I am stubbornly going to continue to not look this up, in the hopes of being able to print an infinite number of conflicting errata/addenda to this post that no one will ever read. And yes, I know I split an infinitive, but in this case I think it was warranted.
 
Let's keep this going with Adam:

Neither Eric nor Jonathan is right.

The Constitution limits impeachment to "[t]he President, Vice President, and all civil officers of the United States. . . ." A dispute exists to this day whether members of Congress are "civil officers of the United States." The dispute remains unresolved and is largely academic because both the House and Senate have their own expulsion procedures if a rep or senator misbehaves.

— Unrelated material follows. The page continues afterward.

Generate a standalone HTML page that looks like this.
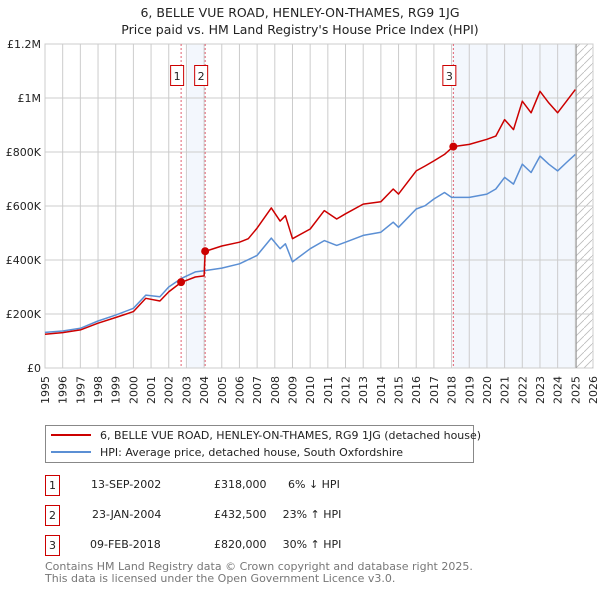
<!DOCTYPE html>
<html><head><meta charset="utf-8"><style>
body{margin:0;background:#fff;font-family:"Liberation Sans","DejaVu Sans",sans-serif;}
svg text{font-family:"DejaVu Sans","Liberation Sans",sans-serif;}
</style></head><body>
<svg id="c" width="600" height="590" xmlns="http://www.w3.org/2000/svg">
<text x="300" y="17" text-anchor="middle" font-size="12.5" fill="#222">6, BELLE VUE ROAD, HENLEY-ON-THAMES, RG9 1JG</text>
<text x="300" y="34" text-anchor="middle" font-size="12.5" fill="#222">Price paid vs. HM Land Registry's House Price Index (HPI)</text>
<g id="plot"></g>
<g>
<rect x="45.5" y="425.5" width="428" height="37" fill="#fff" stroke="#888"/>
<line x1="51" y1="435" x2="91" y2="435" stroke="#cc0000" stroke-width="2"/>
<text x="100" y="439" font-size="11" fill="#222">6, BELLE VUE ROAD, HENLEY-ON-THAMES, RG9 1JG (detached house)</text>
<line x1="51" y1="452" x2="91" y2="452" stroke="#5b8fd4" stroke-width="2"/>
<text x="100" y="456" font-size="11" fill="#222">HPI: Average price, detached house, South Oxfordshire</text>
</g>
<g font-size="11" fill="#222">
<rect x="45.5" y="475.5" width="14" height="20" fill="#fff" stroke="#cc0000"/><text x="52.5" y="489" text-anchor="middle">1</text>
<text x="91" y="488">13-SEP-2002</text><text x="214" y="488">£318,000</text><text x="288" y="488">6% ↓ HPI</text>
<rect x="45.5" y="505.5" width="14" height="20" fill="#fff" stroke="#cc0000"/><text x="52.5" y="519" text-anchor="middle">2</text>
<text x="92" y="518">23-JAN-2004</text><text x="214" y="518">£432,500</text><text x="312" y="518" text-anchor="middle">23% ↑ HPI</text>
<rect x="45.5" y="535.5" width="14" height="20" fill="#fff" stroke="#cc0000"/><text x="52.5" y="549" text-anchor="middle">3</text>
<text x="90" y="548">09-FEB-2018</text><text x="214" y="548">£820,000</text><text x="312" y="548" text-anchor="middle">30% ↑ HPI</text>
</g>
<text x="45" y="570" font-size="11" fill="#777">Contains HM Land Registry data © Crown copyright and database right 2025.</text>
<text x="45" y="582" font-size="11" fill="#777">This data is licensed under the Open Government Licence v3.0.</text>
</svg>
<script>
const hpiYears=[1995,1996,1997,1998,1999,2000,2000.7,2001.5,2002,2002.7,2003.5,2004,2005,2006,2007,2007.8,2008.3,2008.6,2009,2010,2010.8,2011.5,2012,2013,2014,2014.7,2015,2016,2016.5,2017,2017.6,2018,2019,2020,2020.5,2021,2021.5,2022,2022.5,2023,2023.5,2024,2024.5,2025];
const hpiValues=[132,137,147,174,196,221,270,264,300,331,356,360,370,386,417,481,442,460,393,442,472,454,466,491,503,540,521,589,601,626,650,632,632,644,663,706,681,755,724,785,755,730,761,791];
const propYears=[1995,1996,1997,1998,1999,2000,2000.7,2001.5,2002,2002.7,2003.5,2004.0,2004.06,2005,2006,2006.5,2007,2007.8,2008.3,2008.6,2009,2010,2010.8,2011.5,2012,2013,2014,2014.7,2015,2016,2016.5,2017,2017.6,2018.1,2019,2020,2020.5,2021,2021.5,2022,2022.5,2023,2023.5,2024,2024.5,2025];
const propValues=[125,131,141,166,187,209,258,248,282,317,337,341,432,452,466,479,518,593,544,564,479,515,583,552,571,607,616,663,644,730,748,767,791,820,828,847,859,920,883,988,945,1025,982,945,988,1031];
const saleYears=[2002.7,2004.06,2018.1];
const saleValues=[318,432.5,820];
const saleLabels=["1","2","3"];
const yTicks=[0,200,400,600,800,1000,1200];
const yTickLabels=["£0","£200K","£400K","£600K","£800K","£1M","£1.2M"];
const xStart=1995,xEnd=2026;
const X0=45,X1=593,Y0=368,Y1=44;
const sx=y=>X0+(y-xStart)/(xEnd-xStart)*(X1-X0);
const sy=v=>Y0-v/1200*(Y0-Y1);
const NS="http://www.w3.org/2000/svg";
const g=document.getElementById('plot');
function mk(t,a,p){const e=document.createElementNS(NS,t);for(const k in a)e.setAttribute(k,a[k]);(p||g).appendChild(e);return e;}
let r=mk('rect',{x:sx(2003.05),y:Y1,width:sx(saleYears[1])-sx(2003.05),height:Y0-Y1,fill:'#eef3fc',opacity:0.7});

r=mk('rect',{x:sx(saleYears[2]),y:Y1,width:sx(2025.05)-sx(saleYears[2]),height:Y0-Y1,fill:'#eef3fc',opacity:0.7});

const defs=mk('defs',{});
const pat=mk('pattern',{id:'h',width:8,height:8,patternUnits:'userSpaceOnUse'},defs);
mk('path',{d:'M0,8 L8,0',stroke:'#bbb','stroke-width':0.8},pat);
r=mk('rect',{x:sx(2025.05),y:Y1,width:X1-sx(2025.05),height:Y0-Y1,fill:'url(#h)'});

for(let y=xStart;y<=xEnd;y++){
 const l=mk('line',{x1:sx(y),x2:sx(y),y1:Y1,y2:Y0,stroke:'#ccc','stroke-width':1});
 
 const t=mk('text',{x:0,y:0,'font-size':11,fill:'#222','text-anchor':'end',transform:`translate(${sx(y)+4},${Y0+8}) rotate(-90)`});
 t.textContent=y;
}
yTicks.forEach((v,i)=>{
 const l=mk('line',{x1:X0,x2:X1,y1:sy(v),y2:sy(v),stroke:'#ccc','stroke-width':1});
 
 const t=mk('text',{x:X0-4,y:sy(v)+4,'font-size':11,fill:'#222','text-anchor':'end'});
 t.textContent=yTickLabels[i];
});
const br=mk('rect',{x:X0,y:Y1,width:X1-X0,height:Y0-Y1,fill:'none',stroke:'#ccc'});

const ev=mk('line',{x1:sx(2025.05),x2:sx(2025.05),y1:Y1,y2:Y0,stroke:'#999','stroke-width':1});

saleYears.forEach((y,i)=>{
 const l=mk('line',{x1:sx(y),x2:sx(y),y1:Y1,y2:Y0,stroke:'#e06070','stroke-width':1,'stroke-dasharray':'2,2'});
 
 const bx=sx(y)-10.5;
 const b=mk('rect',{x:bx,y:65.5,width:13,height:20,fill:'#fff',stroke:'#cc0000'});
 
 const t=mk('text',{x:bx+6.5,y:80,'font-size':11,fill:'#222','text-anchor':'middle'});
 t.textContent=saleLabels[i];
});
const line=(xs,vs,col,name)=>{const p=mk('path',{d:xs.map((x,i)=>(i?'L':'M')+sx(x).toFixed(1)+','+sy(vs[i]).toFixed(1)).join(''),fill:'none',stroke:col,'stroke-width':1.5,'stroke-linejoin':'round'});
 };
line(hpiYears,hpiValues,'#5b8fd4','hpi-line');
line(propYears,propValues,'#cc0000','property-line');
saleYears.forEach((y,i)=>{const c=mk('circle',{cx:sx(y),cy:sy(saleValues[i]),r:4,fill:'#cc0000'});
 });
</script>
</body></html>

This comments section is one more post away from becoming its own blog about the Constitution.
 
We continue now with James, commenting on what historians call "The First Impeachment," that of Tennessee Senator William Blount in the late 170's.

Blount was impeached by the House, but the Senate dismissed the charges, not because they believed Blount was innocent (they expelled him from the Senate), but because they believed the House had erred and they did not have jurisdiction. The Constitution says "civil officers" can be impeached, and commentators generally agree that the term "civil officers" refers only to executive and judicial branch officers. Since then, Representatives and Senators found guilty of malfeasance have been expelled by the house to which they belong rather than impeached in the two-stage process of impeachment by the House and expulsion by the Senate.

This blog is just a long civics lesson at this point.
 
Go, Devin, Go!

According to Article XXI of the Colorado State Constitution, if Woody Paige was a state congressman, one would only have to get enough signatures on a petition to equal 25% of the number of people who initially voted for Woody, and you could hold a recall election. Then a simple majority could boot him out.

Colorado is one of only 18 'recall states' in the nation.